Off to http://www.canadapost.ca/cpo/mc/personal/productsservices/atoz/picturepostage.jsf we go, read what's there, then to visit the Picture Postage website with its simple 3-step process.
Step 1: Upload your picture.
I click on "Get Started' and am presented with a window that says "You need Java to run the program that will help you design your stamp."
All Capitals.
Bright Red.
What is Grandma going to do when confronted with this? Call Grandpa in from the back porch?

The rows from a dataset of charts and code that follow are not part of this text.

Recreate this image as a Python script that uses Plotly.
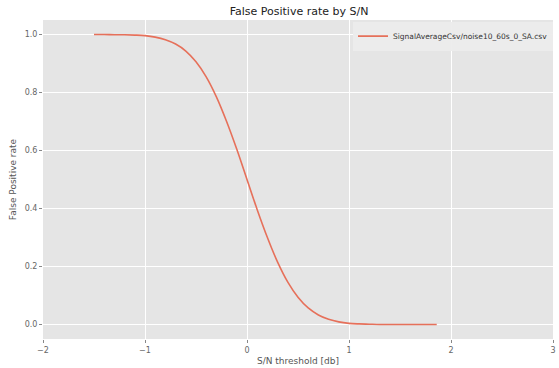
import plotly.graph_objects as go

# S/N threshold values (db) and false positive rate
sn_threshold = [-1.5, -1.4, -1.3, -1.2, -1.1, -1.0, -0.9, -0.8, -0.7, -0.6,
                -0.5, -0.4, -0.3, -0.2, -0.1, 0.0, 0.1, 0.2, 0.3, 0.4,
                0.5, 0.6, 0.7, 0.8, 0.9, 1.0, 1.1, 1.2, 1.3, 1.4,
                1.5, 1.6, 1.7, 1.8, 1.86]
false_positive_rate = [1.000, 1.000, 0.999, 0.999, 0.998, 0.996, 0.991, 0.982, 0.967, 0.943,
                       0.906, 0.854, 0.785, 0.700, 0.604, 0.500, 0.396, 0.300, 0.215, 0.146,
                       0.094, 0.057, 0.033, 0.018, 0.009, 0.004, 0.002, 0.001, 0.000, 0.000,
                       0.000, 0.000, 0.000, 0.000, 0.000]
series_name = "SignalAverageCsv/noise10_60s_0_SA.csv"
x_ticks = [-2, -1, 0, 1, 2, 3]
y_ticks = [0.0, 0.2, 0.4, 0.6, 0.8, 1.0]

fig = go.Figure()
fig.add_trace(go.Scatter(
    x=sn_threshold, y=false_positive_rate, mode="lines", name=series_name,
    line=dict(color="#E6705A", width=1.6, shape="spline"),
))

font_family = "DejaVu Sans"
fig.update_layout(
    width=559, height=368,
    margin=dict(l=43, r=3, t=20, b=26),
    paper_bgcolor="white", plot_bgcolor="#E5E5E5",
    font=dict(family=font_family, size=8, color="#666666"),
    title=dict(text="False Positive rate by S/N", x=0.535, xanchor="center",
               y=0.97, yanchor="middle",
               font=dict(family=font_family, size=11, color="#222222")),
    showlegend=True,
    legend=dict(x=1.0, y=0.995, xanchor="right", yanchor="top",
                bgcolor="rgba(236,236,236,0.95)", borderwidth=0,
                itemwidth=30, tracegroupgap=0,
                font=dict(family=font_family, size=7.5, color="#333333")),
    xaxis=dict(range=[-2, 3], tickvals=x_ticks, showgrid=True, gridcolor="white",
               gridwidth=1, zeroline=False, ticks="outside", ticklen=3,
               tickcolor="#888888", showline=False,
               title=dict(text="S/N threshold [db]", standoff=4,
                          font=dict(size=9, color="#555555"))),
    yaxis=dict(range=[-0.05, 1.05], tickvals=y_ticks, tickformat=".1f", showgrid=True,
               gridcolor="white", gridwidth=1, zeroline=False, ticks="outside",
               ticklen=3, tickcolor="#888888", showline=False,
               title=dict(text="False Positive rate", standoff=6,
                          font=dict(size=9, color="#555555"))),
)

fig.write_html("out.html",
               config={"displayModeBar": False},
               post_script="document.body.style.margin='0';document.body.style.overflow='hidden';")
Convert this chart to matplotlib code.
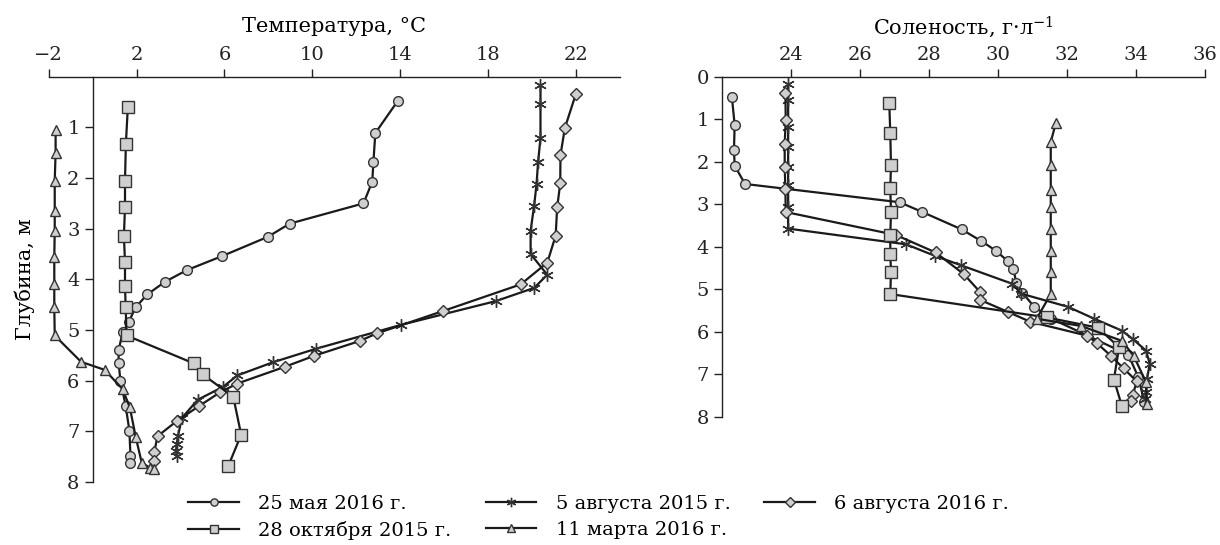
import matplotlib
matplotlib.use("Agg")
import matplotlib.pyplot as plt

plt.rcParams['font.family'] = ['DejaVu Serif']
plt.rcParams['font.size'] = 14
plt.rcParams['mathtext.fontset'] = 'dejavuserif'
plt.rcParams['axes.unicode_minus'] = True

# температура: (T, глубина)
t_may16_T = [13.9, 12.87, 12.78, 12.73, 12.33, 8.97, 7.98, 5.9, 4.28, 3.29, 2.48, 1.96, 1.63, 1.36, 1.18, 1.18, 1.26, 1.5, 1.67, 1.72, 1.72]
t_may16_d = [0.47, 1.11, 1.69, 2.07, 2.5, 2.9, 3.16, 3.54, 3.82, 4.05, 4.3, 4.55, 4.85, 5.05, 5.4, 5.65, 6.0, 6.5, 6.99, 7.5, 7.62]

t_aug15_T = [20.39, 20.39, 20.39, 20.28, 20.21, 20.1, 19.94, 19.94, 20.7, 20.1, 18.36, 14.04, 10.18, 8.2, 6.58, 5.95, 4.78, 4.06, 3.88, 3.83, 3.79, 3.83]
t_aug15_d = [0.16, 0.53, 1.2, 1.69, 2.12, 2.55, 3.04, 3.5, 3.91, 4.17, 4.43, 4.9, 5.37, 5.64, 5.9, 6.12, 6.38, 6.74, 7.1, 7.26, 7.39, 7.49]

t_aug16_T = [22.0, 21.5, 21.3, 21.29, 21.15, 21.08, 20.7, 19.49, 15.93, 12.93, 12.15, 10.09, 8.74, 6.58, 5.81, 4.82, 3.83, 2.95, 2.8, 2.77]
t_aug16_d = [0.34, 1.01, 1.55, 2.1, 2.58, 3.14, 3.67, 4.1, 4.63, 5.07, 5.22, 5.51, 5.73, 6.06, 6.23, 6.51, 6.8, 7.1, 7.42, 7.59]

t_oct15_T = [1.6, 1.51, 1.47, 1.47, 1.42, 1.47, 1.47, 1.5, 1.54, 4.6, 5.01, 6.4, 6.76, 6.18]
t_oct15_d = [0.59, 1.32, 2.05, 2.58, 3.14, 3.66, 4.13, 4.55, 5.11, 5.66, 5.88, 6.32, 7.07, 7.68]

t_mar16_T = [-1.69, -1.69, -1.73, -1.73, -1.73, -1.75, -1.75, -1.75, -1.73, -0.53, 0.55, 1.36, 1.69, 1.96, 2.23, 2.59, 2.77]
t_mar16_d = [1.05, 1.5, 2.05, 2.65, 3.04, 3.56, 4.09, 4.55, 5.11, 5.63, 5.79, 6.17, 6.53, 7.12, 7.62, 7.72, 7.75]

# соленость: (S, глубина)
s_may16_S = [22.28, 22.36, 22.34, 22.36, 22.66, 27.14, 27.8, 28.94, 29.5, 29.93, 30.28, 30.44, 30.52, 30.7, 31.04, 31.54, 33.77, 34.06, 34.23]
s_may16_d = [0.48, 1.13, 1.71, 2.09, 2.52, 2.95, 3.18, 3.59, 3.86, 4.09, 4.34, 4.53, 4.84, 5.08, 5.41, 5.69, 6.54, 7.07, 7.65]

s_aug15_S = [23.91, 23.91, 23.91, 23.91, 23.91, 23.91, 23.91, 23.91, 27.33, 28.16, 28.91, 30.41, 30.66, 32.02, 32.78, 33.58, 33.9, 34.28, 34.39, 34.31, 34.28, 34.25]
s_aug15_d = [0.18, 0.54, 1.17, 1.65, 2.12, 2.54, 3.06, 3.57, 3.94, 4.21, 4.43, 4.87, 5.1, 5.41, 5.69, 5.97, 6.17, 6.44, 6.75, 7.1, 7.42, 7.57]

s_aug16_S = [23.83, 23.84, 23.81, 23.81, 23.83, 23.84, 27.03, 28.18, 29.0, 29.48, 29.48, 30.28, 30.92, 32.58, 32.85, 33.26, 33.63, 34.01, 33.9, 33.85]
s_aug16_d = [0.37, 1.02, 1.57, 2.12, 2.64, 3.18, 3.72, 4.13, 4.64, 5.07, 5.25, 5.53, 5.76, 6.09, 6.26, 6.56, 6.86, 7.16, 7.48, 7.63]

s_oct15_S = [26.84, 26.87, 26.89, 26.87, 26.89, 26.87, 26.87, 26.89, 26.87, 31.41, 32.88, 33.5, 33.35, 33.58]
s_oct15_d = [0.62, 1.33, 2.08, 2.62, 3.18, 3.72, 4.16, 4.58, 5.11, 5.66, 5.9, 6.36, 7.12, 7.74]

s_mar16_S = [31.67, 31.52, 31.52, 31.52, 31.52, 31.52, 31.52, 31.52, 31.52, 31.11, 32.4, 33.58, 33.92, 34.28, 34.31]
s_mar16_d = [1.08, 1.53, 2.08, 2.66, 3.06, 3.57, 4.09, 4.58, 5.11, 5.69, 5.86, 6.21, 6.56, 7.18, 7.69]

labels = ['25 мая 2016 г.', '5 августа 2015 г.', '6 августа 2016 г.',
          '28 октября 2015 г.', '11 марта 2016 г.']

temp_ticks = [-2, 2, 6, 10, 14, 18, 22]
sal_ticks = [24, 26, 28, 30, 32, 34, 36]

# стили маркеров
face = '#cfcfcf'
edge = '#333333'
styles = [
    dict(marker='o', ms=7),
    dict(marker=(6, 2, 0), ms=9),
    dict(marker='D', ms=6.5),
    dict(marker='s', ms=8.5),
    dict(marker='^', ms=7.5),
]

fig = plt.figure(figsize=(12.2, 5.45), dpi=100)
ax1 = fig.add_axes([0.040, 0.116, 0.468, 0.743])
ax2 = fig.add_axes([0.592, 0.235, 0.396, 0.624])

temp_series = [(t_may16_T, t_may16_d), (t_aug15_T, t_aug15_d), (t_aug16_T, t_aug16_d),
               (t_oct15_T, t_oct15_d), (t_mar16_T, t_mar16_d)]
sal_series = [(s_may16_S, s_may16_d), (s_aug15_S, s_aug15_d), (s_aug16_S, s_aug16_d),
              (s_oct15_S, s_oct15_d), (s_mar16_S, s_mar16_d)]

handles = []
for (x, y), st, lab in zip(temp_series, styles, labels):
    h, = ax1.plot(x, y, color='#1a1a1a', lw=1.6, marker=st['marker'], ms=st['ms'],
                  mfc=face, mec=edge, mew=1.0, label=lab)
    handles.append(h)
for (x, y), st in zip(sal_series, styles):
    ax2.plot(x, y, color='#1a1a1a', lw=1.6, marker=st['marker'], ms=st['ms'],
             mfc=face, mec=edge, mew=1.0)

# левая панель
ax1.set_xlim(-2, 24)
ax1.set_ylim(8, 0)
ax1.spines['right'].set_visible(False)
ax1.spines['bottom'].set_visible(False)
ax1.spines['left'].set_position(('data', 0))
ax1.xaxis.tick_top()
ax1.xaxis.set_label_position('top')
ax1.set_xticks(temp_ticks)
ax1.set_yticks([1, 2, 3, 4, 5, 6, 7, 8])
ax1.set_xlabel('Температура, °C', labelpad=10, fontsize=15)
ax1.tick_params(direction='out', length=6, width=1, colors='#222222')
ax1.text(-3.1, 4.0, 'Глубина, м', rotation=90, ha='center', va='center', fontsize=15)

# правая панель
ax2.set_xlim(22, 36)
ax2.set_ylim(8, 0)
ax2.spines['right'].set_visible(False)
ax2.spines['bottom'].set_visible(False)
ax2.xaxis.tick_top()
ax2.xaxis.set_label_position('top')
ax2.set_xticks(sal_ticks)
ax2.set_yticks(range(9))
ax2.set_xlabel('Соленость, г·л$^{-1}$', labelpad=8, fontsize=15)
ax2.tick_params(direction='out', length=6, width=1, colors='#222222')

for ax in (ax1, ax2):
    for s in ax.spines.values():
        s.set_color('#222222')
        s.set_linewidth(1.0)

order = [0, 3, 1, 4, 2]
fig.legend([handles[i] for i in order], [labels[i] for i in order],
           loc='upper left', bbox_to_anchor=(0.140, 0.124), ncol=3, frameon=False,
           markerscale=0.75, handlelength=2.6, columnspacing=1.75, labelspacing=0.4,
           handletextpad=1.0, fontsize=14)

fig.savefig('out.png', dpi=100)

I am puzzled that I, of all people, need to follow a 5-step procedure to install Java. I am on the web all-day every-day, and am twiddling all sorts of web pages, but perhaps Canada Post know more than I.
It is possible.
I decide to
1) Go to http://java.sun.com/javase/downloads/index_jdk5.jsp and download JDK 5.0 Update 13
2) Accept the licence agreement.
3) On the download page, click the red arrow adjacent to Windows Offline Installation, Multi-language (jdk-1_5_0_13-windows-i586-p.exe, 51.42 MB).
4) This will download the executable file to your machine. Once the download is complete, double-click this file to start the installation.
And 5) Continue to Step 1.
But sadly, the first step produces a page which bears little resemblance to my expectations in steps (2) and (3).
I call the toll-free number 1-866-742-7678 and speak with an excited young thing who seems to have no idea about the web page, the conflicting instructions, or to care about a customer who is confused.
Her advice: "Just mail the picture in to me and I'll send the stamps to you".
This blows the whole online scam^H^H^H^H scheme out of the water.
Whatever happened to Step 2 "Edit your picture to fit the frame of your choice."?
Whatever happened to impulse buying, and ordering a second or third set once I found out how easy it is?
I hung up the phone, closed my browser, and went back to work.